__Data__:
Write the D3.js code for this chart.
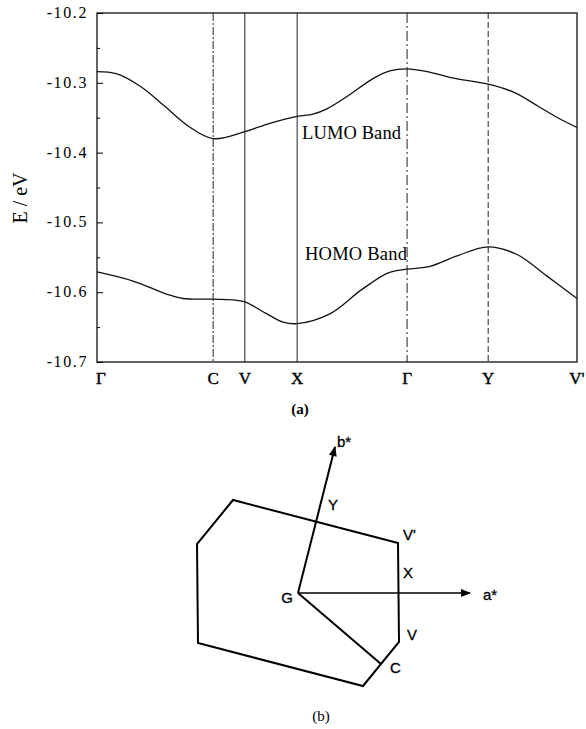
<!DOCTYPE html>
<html lang="en">
<head>
  <meta charset="UTF-8">
  <title>Band structure + Brillouin zone</title>
  <script src="https://d3js.org/d3.v7.min.js"></script>
  <style>
    body { margin: 0; background: #fff; }
    svg { display: block; }
    text { fill: #000; }
    .serif { font-family: 'Liberation Serif', 'DejaVu Serif', serif; }
    .sans { font-family: 'Liberation Sans', Arial, sans-serif; }
  </style>
</head>
<body>
<svg id="chart" width="586" height="729"></svg>
<script>
  // ---- (a) band structure data ----
  const kLabels = ["Γ", "C", "V", "X", "Γ", "Y", "V'"];
  const kPos = [0, 0.242, 0.308, 0.417, 0.646, 0.815, 1];
  const kLineStyle = ["none", "8,2,2,2", "none", "none", "10,3,2,3", "6,3", "none"];
  const eTicks = [-10.2, -10.3, -10.4, -10.5, -10.6, -10.7];

  const lumoK = [0, 0.04, 0.09, 0.14, 0.19, 0.242, 0.308, 0.36, 0.417, 0.45, 0.48, 0.52, 0.575, 0.61, 0.646, 0.688, 0.74, 0.815, 0.87, 0.92, 0.96, 1];
  const lumoE = [-10.284, -10.287, -10.305, -10.333, -10.362, -10.380, -10.370, -10.358, -10.348, -10.345, -10.337, -10.320, -10.294, -10.283, -10.280, -10.284, -10.293, -10.302, -10.314, -10.334, -10.350, -10.364];

  const homoK = [0, 0.075, 0.146, 0.179, 0.242, 0.283, 0.308, 0.354, 0.388, 0.417, 0.485, 0.552, 0.608, 0.646, 0.694, 0.75, 0.815, 0.875, 0.9375, 1];
  const homoE = [-10.571, -10.584, -10.603, -10.609, -10.610, -10.611, -10.614, -10.631, -10.643, -10.645, -10.631, -10.596, -10.572, -10.567, -10.563, -10.548, -10.535, -10.546, -10.577, -10.609];

  // ---- (b) Brillouin zone data (reciprocal units, G at origin) ----
  const zone = [[1.00, 0.50], [-0.65, 0.93], [-1.01, 0.49], [-1.00, -0.50], [0.65, -0.93], [1.01, -0.49]];
  const bStar = [0.37, 1.46];
  const aStar = [1.72, 0];

  const svg = d3.select("#chart");

  // scales for (a)
  const x = d3.scaleLinear().domain([0, 1]).range([97, 577]);
  const y = d3.scaleLinear().domain([-10.7, -10.2]).range([362, 13]);

  const gA = svg.append("g");

  // k-point vertical lines
  gA.append("g")
    .selectAll("line")
    .data(kPos.slice(1, -1))
    .enter().append("line")
    .attr("x1", d => x(d)).attr("x2", d => x(d))
    .attr("y1", y(-10.2)).attr("y2", y(-10.7))
    .attr("stroke", "#222")
    .attr("stroke-width", 1)
    .attr("stroke-dasharray", (d, i) => kLineStyle[i + 1] === "none" ? null : kLineStyle[i + 1]);

  // frame
  gA.append("rect")
    .attr("x", x(0)).attr("y", y(-10.2))
    .attr("width", x(1) - x(0)).attr("height", y(-10.7) - y(-10.2))
    .attr("fill", "none").attr("stroke", "#111").attr("stroke-width", 1.3);

  // y axis, ticks pointing inward
  const yAxis = d3.axisRight(y).tickValues(eTicks).tickSize(6).tickFormat("");
  gA.append("g").attr("transform", `translate(${x(0)},0)`).call(yAxis)
    .call(g => g.select(".domain").remove());
  const yMinor = d3.axisRight(y).tickValues(d3.range(-10.65, -10.2, 0.1)).tickSize(3).tickFormat("");
  gA.append("g").attr("transform", `translate(${x(0)},0)`).call(yMinor)
    .call(g => g.select(".domain").remove());

  gA.append("g").selectAll("text")
    .data(eTicks)
    .enter().append("text")
    .attr("class", "serif")
    .attr("x", 88).attr("y", d => y(d) + 5)
    .attr("text-anchor", "end")
    .attr("font-size", 16)
    .attr("letter-spacing", 1.6)
    .text(d => d3.format(".1f")(d).replace("−", "-"));

  gA.append("text")
    .attr("class", "serif")
    .attr("transform", "translate(27,198) rotate(-90)")
    .attr("text-anchor", "middle")
    .attr("font-size", 20)
    .text("E / eV");

  // k labels
  gA.append("g").selectAll("text")
    .data(kLabels)
    .enter().append("text")
    .attr("class", "serif")
    .attr("x", (d, i) => x(kPos[i]) + (i === 0 ? 4 : 0))
    .attr("y", 384)
    .attr("text-anchor", "middle")
    .attr("font-size", 17)
    .attr("stroke", "#000").attr("stroke-width", 0.4)
    .text(d => d);

  gA.append("text")
    .attr("class", "serif")
    .attr("x", 300).attr("y", 414)
    .attr("text-anchor", "middle")
    .attr("font-size", 15)
    .attr("font-weight", "bold")
    .text("(a)");

  // bands
  const band = d3.line()
    .x(d => x(d[0]))
    .y(d => y(d[1]))
    .curve(d3.curveCatmullRom.alpha(0.5));

  gA.append("path")
    .datum(d3.zip(lumoK, lumoE))
    .attr("d", band)
    .attr("fill", "none").attr("stroke", "#111").attr("stroke-width", 1.3);

  gA.append("path")
    .datum(d3.zip(homoK, homoE))
    .attr("d", band)
    .attr("fill", "none").attr("stroke", "#111").attr("stroke-width", 1.3);

  gA.append("text").attr("class", "serif")
    .attr("x", 302).attr("y", 139).attr("font-size", 18.5)
    .attr("textLength", 99)
    .text("LUMO Band");
  gA.append("text").attr("class", "serif")
    .attr("x", 305).attr("y", 260).attr("font-size", 18.5)
    .attr("textLength", 102)
    .text("HOMO Band");

  // ---- (b) ----
  const zx = d3.scaleLinear().domain([-1, 1]).range([198, 398]);
  const zy = d3.scaleLinear().domain([-1, 1]).range([693, 493]);
  const gB = svg.append("g");

  svg.append("defs").append("marker")
    .attr("id", "arrow")
    .attr("viewBox", "0 0 10 10")
    .attr("refX", 9).attr("refY", 5)
    .attr("markerWidth", 12).attr("markerHeight", 10)
    .attr("markerUnits", "userSpaceOnUse")
    .attr("orient", "auto")
    .append("path").attr("d", "M0,1 L10,5 L0,9 Z").attr("fill", "#000");

  gB.append("path")
    .datum(zone)
    .attr("d", d3.line().x(d => zx(d[0])).y(d => zy(d[1])).curve(d3.curveLinearClosed))
    .attr("fill", "none").attr("stroke", "#000").attr("stroke-width", 2)
    .attr("stroke-linejoin", "miter");

  const cPt = [(zone[4][0] + zone[5][0]) / 2, (zone[4][1] + zone[5][1]) / 2];

  gB.append("line")
    .attr("x1", zx(0)).attr("y1", zy(0)).attr("x2", zx(cPt[0])).attr("y2", zy(cPt[1]))
    .attr("stroke", "#000").attr("stroke-width", 2);
  gB.append("line")
    .attr("x1", zx(0)).attr("y1", zy(0)).attr("x2", zx(bStar[0])).attr("y2", zy(bStar[1]))
    .attr("stroke", "#000").attr("stroke-width", 2).attr("marker-end", "url(#arrow)");
  gB.append("line")
    .attr("x1", zx(0)).attr("y1", zy(0)).attr("x2", zx(aStar[0])).attr("y2", zy(aStar[1]))
    .attr("stroke", "#000").attr("stroke-width", 1.3).attr("marker-end", "url(#arrow)");

  const zLabels = [
    { t: "b*", p: [0.39, 1.46], a: "start" },
    { t: "Y", p: [0.30, 0.83], a: "start" },
    { t: "V'", p: [1.05, 0.53], a: "start" },
    { t: "X", p: [1.05, 0.15], a: "start" },
    { t: "G", p: [-0.05, -0.10], a: "end" },
    { t: "a*", p: [1.85, -0.07], a: "start" },
    { t: "V", p: [1.09, -0.47], a: "start" },
    { t: "C", p: [0.92, -0.80], a: "start" }
  ];
  gB.append("g").selectAll("text")
    .data(zLabels)
    .enter().append("text")
    .attr("class", "sans")
    .attr("x", d => zx(d.p[0])).attr("y", d => zy(d.p[1]))
    .attr("text-anchor", d => d.a)
    .attr("font-size", 15)
    .attr("stroke", "#000").attr("stroke-width", 0.3)
    .text(d => d.t);

  gB.append("text")
    .attr("class", "serif")
    .attr("x", 321).attr("y", 721)
    .attr("text-anchor", "middle")
    .attr("font-size", 15)
    .text("(b)");
</script>
</body>
</html>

__Your objective__:
Check each line above for the string "chart" and show the ones that have it.

__Response below__:
Write the D3.js code for this chart.
<svg id="chart" width="586" height="729"></svg>
  const svg = d3.select("#chart");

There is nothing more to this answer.